The house on Carla Vista Drive had never been remodeled. Nor did the original owner elect to pay for any upgrades when the home was first purchased. Built in 1992, it had no appeal to a retail buyer. From the peach-colored mini aluminum blinds, to the blue countertops, to the white-washed kitchen cabinets, this house had it all – all awful that is.
My wife and I bought it anyway. It was 2004 and my real estate investment business was firing on all cylinders. About $50,000 and 6 months later we transformed this early-90’s eyesore into our dream home.
Soon my youngest daughter came along. We brought her directly from the hospital to our newly renovated home. She took her first step in this house. Both of my daughters learned to swing on the backyard play set and swim in the pool. On the weekends we’d walk over to the nearby park for picnics.
Then in 2007 property values plummeted.
By 2008, we were underwater on the mortgage by almost $100,000. Our lender had no interest in a loan modification and a principal balance reduction was out of the question. So we were left with a difficult decision – throw good money after bad to stay in a home our girls had grown up in, or walk away.
We chose the latter. And now four years later I’m convinced it was an extremely wise business decision.
It didn’t feel that way at first. The adjustment was difficult. We had to rent a much smaller home further out of town. Then we had to change schools. There was no backyard pool or park nearby. But, eventually we were able to buy another house again – a similar home to our last, for half the price and payment. Ironically, it was a short sale and the seller was $150,000 underwater.
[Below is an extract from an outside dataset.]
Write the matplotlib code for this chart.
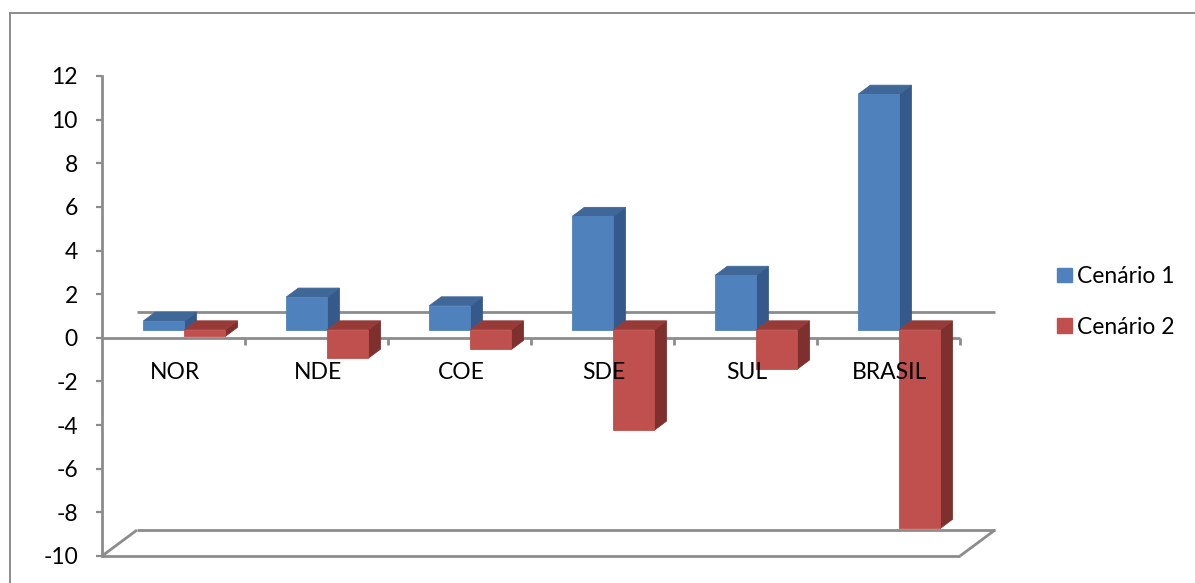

We found out that this family was doing exactly what we did four years ago.
Yesterday, the USA Today reported that the federal government is “very close” to a settlement with mortgage servicers that could help a million homeowners by reducing what they owe on their mortgages. The settlement may also enable more borrowers to refinance into lower-interest-rate loans, even if they owe more on their homes than they’re worth, and to set more stringent mortgage servicing standards for the entire industry.
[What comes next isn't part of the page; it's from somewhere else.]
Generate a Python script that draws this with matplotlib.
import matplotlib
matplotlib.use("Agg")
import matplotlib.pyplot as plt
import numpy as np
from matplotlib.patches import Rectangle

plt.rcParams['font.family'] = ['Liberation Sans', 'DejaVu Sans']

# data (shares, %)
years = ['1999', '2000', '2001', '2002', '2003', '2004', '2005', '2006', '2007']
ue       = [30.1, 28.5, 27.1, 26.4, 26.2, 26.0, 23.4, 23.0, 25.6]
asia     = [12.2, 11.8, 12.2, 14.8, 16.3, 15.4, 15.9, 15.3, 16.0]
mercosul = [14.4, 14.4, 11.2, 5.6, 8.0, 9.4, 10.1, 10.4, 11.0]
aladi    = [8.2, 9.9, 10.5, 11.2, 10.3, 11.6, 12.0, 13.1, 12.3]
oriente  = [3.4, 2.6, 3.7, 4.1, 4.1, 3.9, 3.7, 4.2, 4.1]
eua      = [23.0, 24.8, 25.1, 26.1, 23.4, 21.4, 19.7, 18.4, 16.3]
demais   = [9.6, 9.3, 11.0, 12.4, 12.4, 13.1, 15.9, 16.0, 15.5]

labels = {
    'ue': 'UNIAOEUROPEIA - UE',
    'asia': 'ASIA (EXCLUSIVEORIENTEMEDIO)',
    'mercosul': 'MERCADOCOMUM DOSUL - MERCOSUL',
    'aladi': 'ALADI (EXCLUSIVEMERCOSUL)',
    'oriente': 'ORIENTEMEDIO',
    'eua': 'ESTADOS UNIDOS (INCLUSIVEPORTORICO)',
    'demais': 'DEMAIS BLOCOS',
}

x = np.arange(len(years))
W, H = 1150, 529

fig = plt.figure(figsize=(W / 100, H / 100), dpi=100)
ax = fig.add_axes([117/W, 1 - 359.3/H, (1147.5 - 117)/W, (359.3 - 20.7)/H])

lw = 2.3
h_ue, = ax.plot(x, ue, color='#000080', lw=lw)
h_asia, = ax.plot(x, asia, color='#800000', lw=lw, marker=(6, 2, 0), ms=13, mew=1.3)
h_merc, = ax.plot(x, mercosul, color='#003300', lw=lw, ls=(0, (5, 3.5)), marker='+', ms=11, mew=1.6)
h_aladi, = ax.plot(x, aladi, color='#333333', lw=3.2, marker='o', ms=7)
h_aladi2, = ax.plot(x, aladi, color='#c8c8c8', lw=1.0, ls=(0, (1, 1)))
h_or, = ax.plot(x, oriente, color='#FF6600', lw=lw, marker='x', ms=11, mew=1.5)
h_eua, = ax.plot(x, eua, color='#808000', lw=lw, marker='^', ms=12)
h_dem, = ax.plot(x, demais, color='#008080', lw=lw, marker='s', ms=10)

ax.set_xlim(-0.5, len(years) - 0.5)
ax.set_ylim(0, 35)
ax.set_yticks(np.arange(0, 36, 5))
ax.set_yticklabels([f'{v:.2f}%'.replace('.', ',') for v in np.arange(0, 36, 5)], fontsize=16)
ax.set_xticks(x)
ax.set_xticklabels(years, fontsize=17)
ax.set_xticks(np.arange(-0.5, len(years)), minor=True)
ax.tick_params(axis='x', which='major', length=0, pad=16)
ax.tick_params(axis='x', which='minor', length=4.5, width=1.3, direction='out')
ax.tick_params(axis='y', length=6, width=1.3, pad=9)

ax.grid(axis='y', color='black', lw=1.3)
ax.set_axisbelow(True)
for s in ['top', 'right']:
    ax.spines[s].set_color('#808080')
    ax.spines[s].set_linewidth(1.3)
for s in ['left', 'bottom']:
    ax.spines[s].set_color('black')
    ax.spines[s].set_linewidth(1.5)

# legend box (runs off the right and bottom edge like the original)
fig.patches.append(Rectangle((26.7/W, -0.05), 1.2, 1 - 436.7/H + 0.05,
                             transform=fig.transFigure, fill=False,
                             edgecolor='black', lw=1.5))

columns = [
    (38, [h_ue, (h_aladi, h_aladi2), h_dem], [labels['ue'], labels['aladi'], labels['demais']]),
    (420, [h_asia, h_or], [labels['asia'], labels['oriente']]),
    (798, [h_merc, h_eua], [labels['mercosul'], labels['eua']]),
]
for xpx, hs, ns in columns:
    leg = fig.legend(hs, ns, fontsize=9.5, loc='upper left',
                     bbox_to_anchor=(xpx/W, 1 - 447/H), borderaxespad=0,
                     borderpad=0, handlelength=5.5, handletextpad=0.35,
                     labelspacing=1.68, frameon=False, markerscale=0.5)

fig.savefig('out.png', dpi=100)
This is not the answer. It’s time our federal government let underwater homeowners drown. Nature must take its course. In most states, lenders have little recourse if a homeowner strategically defaults. The negative stigma attached to defaulting on a promise to pay a mortgage isn’t so negative anymore. Plain and simple, it makes smart financial sense to walk away. Once market values reset, on their own without government intervention, the real recovery can begin.
Yes, it’s painful. But I’m living proof that drowning on an underwater mortgage will not kill you – it may actually make you stronger.